William’s father had taken a step towards managing, when he looked inside himself, acknowledged extremes he didn’t like and swore off newspapers and websites for the day. A former Northland All Black once, unusually, made a significant comment during one of those witless interviews they conduct with captains leaving the field. His team had just lost. “How do you feel?” they said. “You must be gutted.” He stood there, muddied and sweating and with a trace or two of blood, and he said, “Oh, yeah. But you know, there’s a hundred million Chinese who don’t give a damn what division Northland will be playing in next season.”
Well done, that man. The sun will rise tomorrow, and the world will go on, caring about things of greater moment. And yet … and yet … do you reckon the forwards have got it?
There is a Christian challenge in all of this, and it is not to give up any inherent interest in things that people are interested in the world over, and have been throughout history. Some Christians think it is: I once received a letter from a man who told me in tones of unbelievable righteousness that, although he had been brought up in the same Dunedin street as Carisbrook, he had only ever been inside the ground half a dozen times and never once when there was a game on. I did not feel challenged. Frankly, he sounded like a sad guy. But when all around me are making idols, I need to keep a clear perspective.
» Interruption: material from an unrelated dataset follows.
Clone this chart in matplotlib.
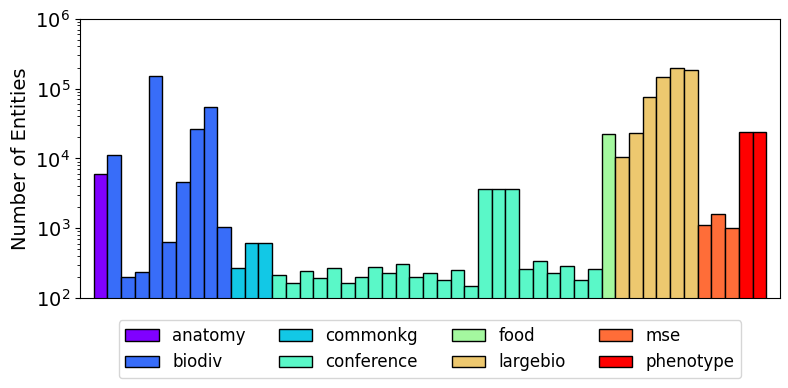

William’s attitude to it all is more than helpful. He will still be here, needing both his mother and his father and causing all of us to tremble long after New Zealand has won or lost not just this World Cup but many more ahead, that he will assuredly worry over too. And through it all, the followers of Jesus are called to live in the world, and to stay close to those we live among, and always keep our eyes on higher things.